* _Short problem_
Exclude pictures. Extract exactly the lines from the one that contains "Write the Apache ECharts code for this chart." down to the one that contains "const breakdownN = [5e16, 3.2e25];", both included.

* START Supplied material *

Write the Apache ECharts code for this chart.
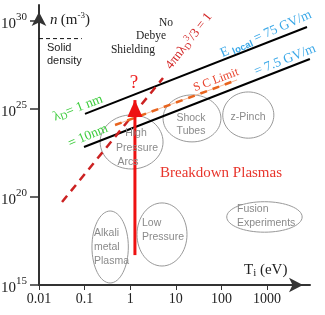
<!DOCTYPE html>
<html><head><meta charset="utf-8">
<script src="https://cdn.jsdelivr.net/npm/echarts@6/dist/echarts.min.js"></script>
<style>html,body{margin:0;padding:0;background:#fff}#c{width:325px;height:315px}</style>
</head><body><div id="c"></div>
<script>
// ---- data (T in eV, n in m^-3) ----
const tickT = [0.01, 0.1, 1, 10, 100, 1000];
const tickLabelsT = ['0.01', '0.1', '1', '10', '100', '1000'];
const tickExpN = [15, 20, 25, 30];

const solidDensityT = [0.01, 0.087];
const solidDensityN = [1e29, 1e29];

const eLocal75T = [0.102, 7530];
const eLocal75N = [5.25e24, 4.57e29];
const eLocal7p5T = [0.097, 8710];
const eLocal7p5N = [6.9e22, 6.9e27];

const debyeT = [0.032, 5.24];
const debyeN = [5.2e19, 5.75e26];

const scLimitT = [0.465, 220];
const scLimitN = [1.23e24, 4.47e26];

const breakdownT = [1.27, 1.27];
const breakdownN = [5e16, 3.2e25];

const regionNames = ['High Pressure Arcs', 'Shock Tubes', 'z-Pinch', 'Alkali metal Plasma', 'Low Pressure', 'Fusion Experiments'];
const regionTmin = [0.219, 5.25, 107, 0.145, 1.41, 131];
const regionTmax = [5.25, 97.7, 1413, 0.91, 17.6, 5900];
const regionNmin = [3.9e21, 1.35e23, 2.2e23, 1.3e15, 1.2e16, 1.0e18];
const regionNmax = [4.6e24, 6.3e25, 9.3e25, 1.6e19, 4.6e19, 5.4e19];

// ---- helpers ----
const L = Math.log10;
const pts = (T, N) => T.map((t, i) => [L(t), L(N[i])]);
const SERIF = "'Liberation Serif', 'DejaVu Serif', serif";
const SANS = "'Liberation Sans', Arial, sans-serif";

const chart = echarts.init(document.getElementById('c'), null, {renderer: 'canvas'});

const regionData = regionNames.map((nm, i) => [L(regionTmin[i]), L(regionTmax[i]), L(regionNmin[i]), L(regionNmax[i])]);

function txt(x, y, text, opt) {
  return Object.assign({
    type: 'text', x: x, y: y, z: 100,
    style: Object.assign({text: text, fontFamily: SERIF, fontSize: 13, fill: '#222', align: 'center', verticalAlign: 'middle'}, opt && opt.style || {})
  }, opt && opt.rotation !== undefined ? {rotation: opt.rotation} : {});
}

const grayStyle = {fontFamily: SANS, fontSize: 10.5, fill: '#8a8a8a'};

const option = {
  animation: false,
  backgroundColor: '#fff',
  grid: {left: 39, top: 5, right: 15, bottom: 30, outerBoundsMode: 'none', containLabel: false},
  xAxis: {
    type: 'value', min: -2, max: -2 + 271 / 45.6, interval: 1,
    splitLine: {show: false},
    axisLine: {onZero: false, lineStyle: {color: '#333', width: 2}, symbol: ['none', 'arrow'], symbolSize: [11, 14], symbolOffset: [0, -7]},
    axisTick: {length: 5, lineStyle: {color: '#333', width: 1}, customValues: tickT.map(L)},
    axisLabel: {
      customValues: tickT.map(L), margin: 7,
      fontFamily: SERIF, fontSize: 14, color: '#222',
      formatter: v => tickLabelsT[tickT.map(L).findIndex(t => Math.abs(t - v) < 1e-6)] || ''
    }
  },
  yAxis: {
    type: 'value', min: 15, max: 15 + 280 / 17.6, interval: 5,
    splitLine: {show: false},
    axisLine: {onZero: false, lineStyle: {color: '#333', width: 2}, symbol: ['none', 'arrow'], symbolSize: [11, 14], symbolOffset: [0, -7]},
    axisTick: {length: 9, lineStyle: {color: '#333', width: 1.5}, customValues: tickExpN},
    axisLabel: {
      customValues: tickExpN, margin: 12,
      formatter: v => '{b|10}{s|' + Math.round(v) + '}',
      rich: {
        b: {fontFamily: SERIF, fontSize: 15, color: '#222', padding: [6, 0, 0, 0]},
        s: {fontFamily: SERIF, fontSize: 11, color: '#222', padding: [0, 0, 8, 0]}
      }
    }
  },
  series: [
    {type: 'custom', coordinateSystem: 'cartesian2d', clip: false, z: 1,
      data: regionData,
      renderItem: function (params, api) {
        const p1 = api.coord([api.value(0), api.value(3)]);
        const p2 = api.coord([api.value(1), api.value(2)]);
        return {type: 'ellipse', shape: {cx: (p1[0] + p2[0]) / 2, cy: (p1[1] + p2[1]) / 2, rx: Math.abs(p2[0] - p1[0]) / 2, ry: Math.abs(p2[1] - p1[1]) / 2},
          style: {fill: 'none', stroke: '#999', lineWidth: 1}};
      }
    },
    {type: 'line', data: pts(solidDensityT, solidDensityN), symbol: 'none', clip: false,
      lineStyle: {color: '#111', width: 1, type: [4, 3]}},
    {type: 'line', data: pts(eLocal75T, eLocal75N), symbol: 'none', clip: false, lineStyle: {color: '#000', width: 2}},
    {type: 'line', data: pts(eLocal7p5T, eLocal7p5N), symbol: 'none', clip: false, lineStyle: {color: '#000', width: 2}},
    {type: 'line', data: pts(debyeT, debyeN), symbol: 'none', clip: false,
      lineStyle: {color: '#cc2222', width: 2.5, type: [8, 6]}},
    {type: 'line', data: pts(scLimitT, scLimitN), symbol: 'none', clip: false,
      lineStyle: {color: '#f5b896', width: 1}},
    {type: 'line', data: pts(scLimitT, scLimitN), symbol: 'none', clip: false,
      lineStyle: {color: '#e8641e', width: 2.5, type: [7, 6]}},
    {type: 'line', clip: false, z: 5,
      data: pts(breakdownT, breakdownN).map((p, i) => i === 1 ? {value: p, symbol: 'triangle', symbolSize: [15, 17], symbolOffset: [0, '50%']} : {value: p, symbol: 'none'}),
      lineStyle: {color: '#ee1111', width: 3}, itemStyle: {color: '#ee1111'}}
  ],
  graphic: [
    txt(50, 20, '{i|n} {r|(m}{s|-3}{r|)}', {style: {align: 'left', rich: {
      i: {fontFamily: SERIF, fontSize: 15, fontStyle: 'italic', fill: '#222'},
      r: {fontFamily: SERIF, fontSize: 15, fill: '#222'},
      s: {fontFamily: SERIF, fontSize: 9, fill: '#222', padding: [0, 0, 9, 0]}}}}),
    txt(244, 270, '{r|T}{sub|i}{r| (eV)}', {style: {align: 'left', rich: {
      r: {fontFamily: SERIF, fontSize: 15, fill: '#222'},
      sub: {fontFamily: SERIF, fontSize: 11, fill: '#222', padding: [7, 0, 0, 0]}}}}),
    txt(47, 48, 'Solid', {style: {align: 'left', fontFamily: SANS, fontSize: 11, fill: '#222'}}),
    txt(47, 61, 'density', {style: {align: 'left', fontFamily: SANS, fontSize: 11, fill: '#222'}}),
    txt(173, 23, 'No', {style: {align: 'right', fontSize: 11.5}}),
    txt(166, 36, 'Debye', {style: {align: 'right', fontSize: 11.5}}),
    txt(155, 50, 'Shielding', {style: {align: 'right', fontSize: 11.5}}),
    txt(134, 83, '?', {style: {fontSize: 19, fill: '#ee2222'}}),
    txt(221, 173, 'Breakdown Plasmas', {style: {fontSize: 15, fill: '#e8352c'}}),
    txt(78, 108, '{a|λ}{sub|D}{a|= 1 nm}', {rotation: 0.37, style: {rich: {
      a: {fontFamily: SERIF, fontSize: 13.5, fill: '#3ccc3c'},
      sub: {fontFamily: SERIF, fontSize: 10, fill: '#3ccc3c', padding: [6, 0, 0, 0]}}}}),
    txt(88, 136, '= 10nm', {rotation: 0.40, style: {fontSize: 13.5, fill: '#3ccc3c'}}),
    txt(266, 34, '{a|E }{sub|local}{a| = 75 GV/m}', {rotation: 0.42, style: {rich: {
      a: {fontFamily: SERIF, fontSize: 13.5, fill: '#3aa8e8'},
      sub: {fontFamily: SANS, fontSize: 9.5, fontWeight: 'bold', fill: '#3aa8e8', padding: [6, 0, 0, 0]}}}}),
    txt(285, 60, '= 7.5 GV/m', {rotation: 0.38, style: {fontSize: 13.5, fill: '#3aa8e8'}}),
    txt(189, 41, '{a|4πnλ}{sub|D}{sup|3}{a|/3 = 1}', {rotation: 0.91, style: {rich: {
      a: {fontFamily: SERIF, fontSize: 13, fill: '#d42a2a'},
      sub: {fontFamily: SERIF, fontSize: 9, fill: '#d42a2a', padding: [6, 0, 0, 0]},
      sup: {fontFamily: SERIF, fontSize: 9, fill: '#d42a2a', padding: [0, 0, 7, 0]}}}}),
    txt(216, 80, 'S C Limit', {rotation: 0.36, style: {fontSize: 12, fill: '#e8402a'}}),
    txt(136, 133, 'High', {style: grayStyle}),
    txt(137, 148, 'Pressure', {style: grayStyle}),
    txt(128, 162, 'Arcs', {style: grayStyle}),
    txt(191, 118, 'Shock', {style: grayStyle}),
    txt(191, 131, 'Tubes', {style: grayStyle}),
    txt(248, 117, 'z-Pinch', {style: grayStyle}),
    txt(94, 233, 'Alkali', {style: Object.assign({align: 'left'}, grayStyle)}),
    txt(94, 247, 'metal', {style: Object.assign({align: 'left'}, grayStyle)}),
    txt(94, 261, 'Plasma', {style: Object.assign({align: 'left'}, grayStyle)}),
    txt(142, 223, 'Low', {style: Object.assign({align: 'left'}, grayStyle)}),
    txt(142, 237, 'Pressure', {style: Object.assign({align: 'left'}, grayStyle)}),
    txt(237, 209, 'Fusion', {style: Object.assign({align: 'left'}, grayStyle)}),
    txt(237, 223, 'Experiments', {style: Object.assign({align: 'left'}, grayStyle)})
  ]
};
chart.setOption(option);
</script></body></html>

* END Supplied material *
* START Supplied material *

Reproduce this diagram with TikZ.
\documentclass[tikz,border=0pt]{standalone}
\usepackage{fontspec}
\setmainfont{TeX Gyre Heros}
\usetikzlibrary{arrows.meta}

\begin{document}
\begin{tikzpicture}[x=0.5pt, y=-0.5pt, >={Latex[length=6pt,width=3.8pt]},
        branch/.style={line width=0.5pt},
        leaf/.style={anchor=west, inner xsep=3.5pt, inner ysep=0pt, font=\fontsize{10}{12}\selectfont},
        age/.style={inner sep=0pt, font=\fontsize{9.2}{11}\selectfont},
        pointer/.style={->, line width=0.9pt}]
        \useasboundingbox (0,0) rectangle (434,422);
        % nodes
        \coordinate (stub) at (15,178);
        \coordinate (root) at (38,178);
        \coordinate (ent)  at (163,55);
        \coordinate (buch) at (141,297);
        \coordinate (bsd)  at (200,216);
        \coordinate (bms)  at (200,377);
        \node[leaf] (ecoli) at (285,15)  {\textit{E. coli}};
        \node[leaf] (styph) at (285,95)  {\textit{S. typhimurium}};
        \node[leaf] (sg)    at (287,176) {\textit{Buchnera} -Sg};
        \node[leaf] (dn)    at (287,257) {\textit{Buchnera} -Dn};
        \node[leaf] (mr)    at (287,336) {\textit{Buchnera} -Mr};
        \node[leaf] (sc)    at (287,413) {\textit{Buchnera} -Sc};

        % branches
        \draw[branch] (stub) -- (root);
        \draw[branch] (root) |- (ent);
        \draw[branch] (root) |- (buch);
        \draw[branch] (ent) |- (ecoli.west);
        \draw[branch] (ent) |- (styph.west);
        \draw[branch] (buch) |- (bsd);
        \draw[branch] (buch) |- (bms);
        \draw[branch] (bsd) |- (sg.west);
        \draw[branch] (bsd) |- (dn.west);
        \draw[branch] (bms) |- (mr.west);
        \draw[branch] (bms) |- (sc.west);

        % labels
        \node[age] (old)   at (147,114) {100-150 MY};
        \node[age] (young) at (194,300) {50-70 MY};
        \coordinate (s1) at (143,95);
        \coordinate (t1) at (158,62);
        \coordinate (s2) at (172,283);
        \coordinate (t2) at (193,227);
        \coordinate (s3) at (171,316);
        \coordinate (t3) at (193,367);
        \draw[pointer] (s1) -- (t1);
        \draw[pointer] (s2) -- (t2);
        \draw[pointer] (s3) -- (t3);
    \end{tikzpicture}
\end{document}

* END Supplied material *

* _Full output_
Write the Apache ECharts code for this chart.
<!DOCTYPE html>
<html><head><meta charset="utf-8">
<script src="https://cdn.jsdelivr.net/npm/echarts@6/dist/echarts.min.js"></script>
<style>html,body{margin:0;padding:0;background:#fff}#c{width:325px;height:315px}</style>
</head><body><div id="c"></div>
<script>
// ---- data (T in eV, n in m^-3) ----
const tickT = [0.01, 0.1, 1, 10, 100, 1000];
const tickLabelsT = ['0.01', '0.1', '1', '10', '100', '1000'];
const tickExpN = [15, 20, 25, 30];

const solidDensityT = [0.01, 0.087];
const solidDensityN = [1e29, 1e29];

const eLocal75T = [0.102, 7530];
const eLocal75N = [5.25e24, 4.57e29];
const eLocal7p5T = [0.097, 8710];
const eLocal7p5N = [6.9e22, 6.9e27];

const debyeT = [0.032, 5.24];
const debyeN = [5.2e19, 5.75e26];

const scLimitT = [0.465, 220];
const scLimitN = [1.23e24, 4.47e26];

const breakdownT = [1.27, 1.27];
const breakdownN = [5e16, 3.2e25];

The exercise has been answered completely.